Upward Bound, part of the federal TRiO program, gets all of its money from the U.S. government.
Upward Bound operates at Eastern New Mexico University, and can serve up to 68 high school students a year, said Director Rodrick Chambers. Students must have low incomes and be the first in their families to go to college.
The ENMU Upward Bound program’s current four-year grant ends Aug. 31. With national leaders struggling with the budget, Chambers said one in four Upward Bound programs could be cut.
ENMU’s two other TRiO programs, Talent Search and the College Success Program, have been told they will continue to receive federal money, Chambers said, but they could still receive fatal cuts.
Upward Bound programs around the country already experienced budget decreases earlier this year, he said. Chambers expects to learn Aug. 2 if the program will receive more money.
“Until then, we’re just pending,” Chambers said.
Congress has the option to pass a continuing resolution to keep Upward Bound operating for another year. However, Chambers said there’s no guarantee that will happen, and even if it did, the program would be in jeopardy again in 2012.
If ENMU’s program loses its usual funding, Upward Bound Coordinator Juan Rivas said, leaders will have to apply for a different grant, this one competitive. If they win it, getting the money could take another year, he said.

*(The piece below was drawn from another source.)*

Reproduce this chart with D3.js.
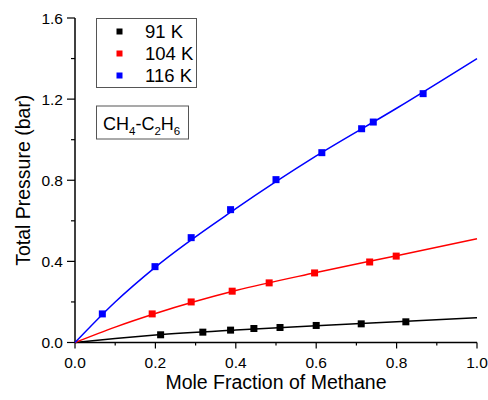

During the academic year, Upward Bound participants receive tutoring, ACT test preparation, college tours and community service opportunities. With the summer program, they live on campus, take classes and go on a trip to places such as Los Angeles and New York City.
ENMU’s Upward Bound program has been open to students in Portales, Clovis, Dora, Elida, Floyd, Texico and Melrose. However, Chambers said only Portales and Clovis would qualify for the services in the coming grant cycle, because the other schools’ higher graduation rates don’t meet the criteria that determines need.
“That is the reality of our next grant, that we’ll have to cut out five of the seven schools we serve,” he said.
Chambers is encouraging parents to ask their Congressional representatives to change the criteria.
Upward Bound participant Jessica Bryan, 16, of Clovis said through the program, she’d learned what she needed to do to get into college, and her math, science and English work had improved.
“It gives you hope,” she said.
Zachary Martinez, 17, also of Clovis, said he participated in Upward Bound because he thought it was a good opportunity to help him get to college. Not only has it provided information, but he said the program taught him that he can go to college, no matter his background, if he puts his mind to it.